All lines from the beginning of the listing through the line with "s.set_visible(False)" are to be copied word for word; the pictures are not.

── Raw data ──

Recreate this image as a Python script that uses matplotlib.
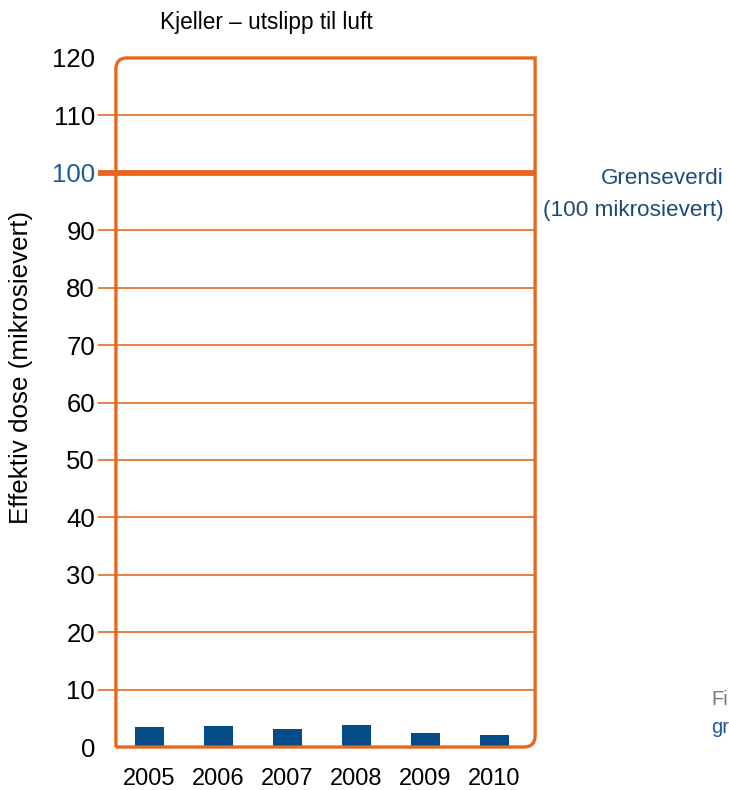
import numpy as np
import matplotlib
matplotlib.use("Agg")
import matplotlib.pyplot as plt
from matplotlib.path import Path
from matplotlib.patches import PathPatch

plt.rcParams["font.family"] = ["Liberation Sans", "DejaVu Sans"]

ORANGE = "#e8661f"
BLUE = "#044c87"
TEXTBLUE = "#1c4a78"

years = ["2005", "2006", "2007", "2008", "2009", "2010"]
dose = [3.5, 3.7, 3.1, 3.8, 2.4, 2.1]
yticks = [0, 10, 20, 30, 40, 50, 60, 70, 80, 90, 100, 110, 120]
limit = 100

fig = plt.figure(figsize=(7.29, 7.90), dpi=100)
ax = fig.add_axes([0.159, 0.0544, 0.575, 0.8722])

x = np.arange(len(years))
ax.bar(x, dose, width=0.42, color=BLUE, zorder=3)
ax.set_xlim(-0.486, 5.59)
ax.set_ylim(0, 120)

# gridlines stick out past the left border and double as tick marks
trans = ax.get_yaxis_transform()
for t in yticks[1:-1]:
    lw = 4.2 if t == limit else 1.2
    ax.plot([-0.043, 1.0], [t, t], color=ORANGE, lw=lw, transform=trans,
            clip_on=False, zorder=2, solid_capstyle="butt")

for s in ax.spines.values():
    s.set_visible(False)

# frame: rounded top-left and bottom-right corners
rx, ry = 0.026, 0.016
verts = [
    (0, 0), (0, 1 - ry),
    (0, 1), (rx, 1),
    (1, 1), (1, ry),
    (1, 0), (1 - rx, 0),
    (0, 0),
]
codes = [Path.MOVETO, Path.LINETO, Path.CURVE3, Path.CURVE3,
         Path.LINETO, Path.LINETO, Path.CURVE3, Path.CURVE3, Path.LINETO]
ax.add_patch(PathPatch(Path(verts, codes), transform=ax.transAxes,
                       fill=False, edgecolor=ORANGE, lw=2.4, clip_on=False,
                       zorder=4))

ax.set_xticks(x)
ax.set_xticklabels(years, fontsize=17)
ax.tick_params(axis="x", length=0, pad=15)
ax.set_yticks(yticks)
ax.set_yticklabels([str(t) for t in yticks], fontsize=18.5)
ax.tick_params(axis="y", length=0, pad=15)
for lab in ax.get_yticklabels():
    if lab.get_text() == str(limit):
        lab.set_color("#1f5a96")

fig.text(0.365, 0.972, "Kjeller \u2013 utslipp til luft", fontsize=16.3,
         ha="center", va="center")
fig.text(0.029, 0.535, "Effektiv dose (mikrosievert)", fontsize=18.7,
         rotation=90, ha="center", va="center")
fig.text(0.992, 0.774, "Grenseverdi", fontsize=16.2, color=TEXTBLUE,
         ha="right", va="center")
fig.text(0.992, 0.733, "(100 mikrosievert)", fontsize=16.2, color=TEXTBLUE,
         ha="right", va="center")
fig.text(0.976, 0.115, "Fi", fontsize=14.5, color="#777777", ha="left", va="center")
fig.text(0.976, 0.079, "gr", fontsize=14.5, color="#1f5a96", ha="left", va="center")

fig.savefig("out.png", dpi=100)
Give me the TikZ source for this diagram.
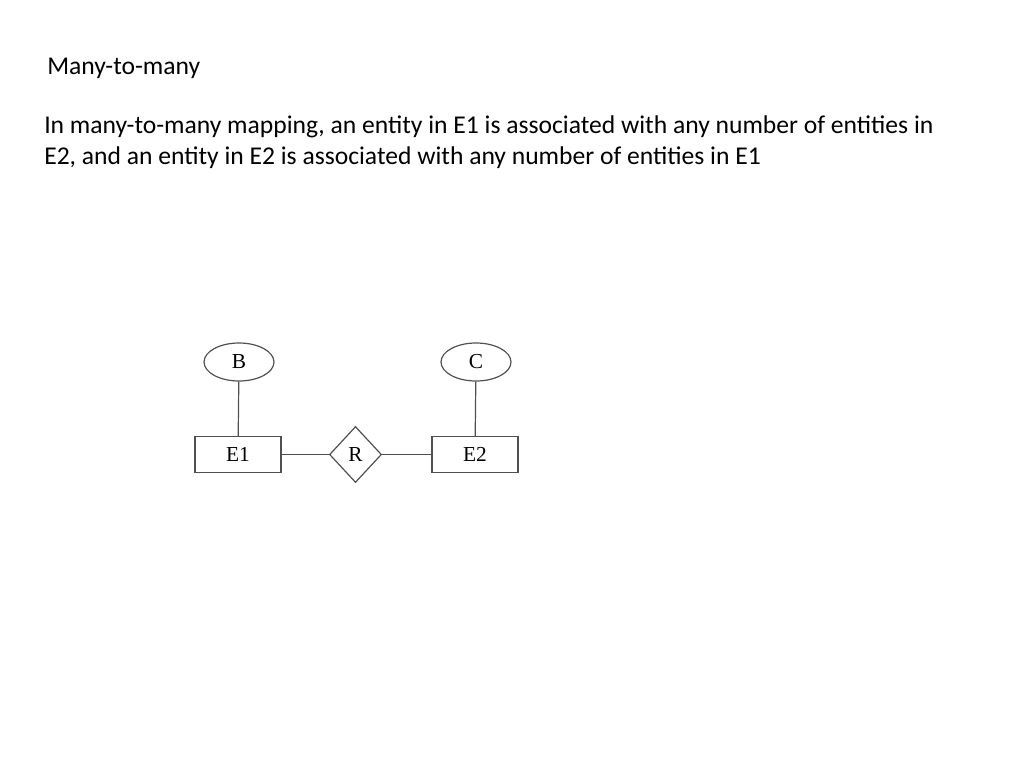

───

> Complete response:
Recreate this image as a Python script that uses matplotlib.
import numpy as np
import matplotlib
matplotlib.use("Agg")
import matplotlib.pyplot as plt
from matplotlib.path import Path
from matplotlib.patches import PathPatch

plt.rcParams["font.family"] = ["Liberation Sans", "DejaVu Sans"]

ORANGE = "#e8661f"
BLUE = "#044c87"
TEXTBLUE = "#1c4a78"

years = ["2005", "2006", "2007", "2008", "2009", "2010"]
dose = [3.5, 3.7, 3.1, 3.8, 2.4, 2.1]
yticks = [0, 10, 20, 30, 40, 50, 60, 70, 80, 90, 100, 110, 120]
limit = 100

fig = plt.figure(figsize=(7.29, 7.90), dpi=100)
ax = fig.add_axes([0.159, 0.0544, 0.575, 0.8722])

x = np.arange(len(years))
ax.bar(x, dose, width=0.42, color=BLUE, zorder=3)
ax.set_xlim(-0.486, 5.59)
ax.set_ylim(0, 120)

# gridlines stick out past the left border and double as tick marks
trans = ax.get_yaxis_transform()
for t in yticks[1:-1]:
    lw = 4.2 if t == limit else 1.2
    ax.plot([-0.043, 1.0], [t, t], color=ORANGE, lw=lw, transform=trans,
            clip_on=False, zorder=2, solid_capstyle="butt")

for s in ax.spines.values():
    s.set_visible(False)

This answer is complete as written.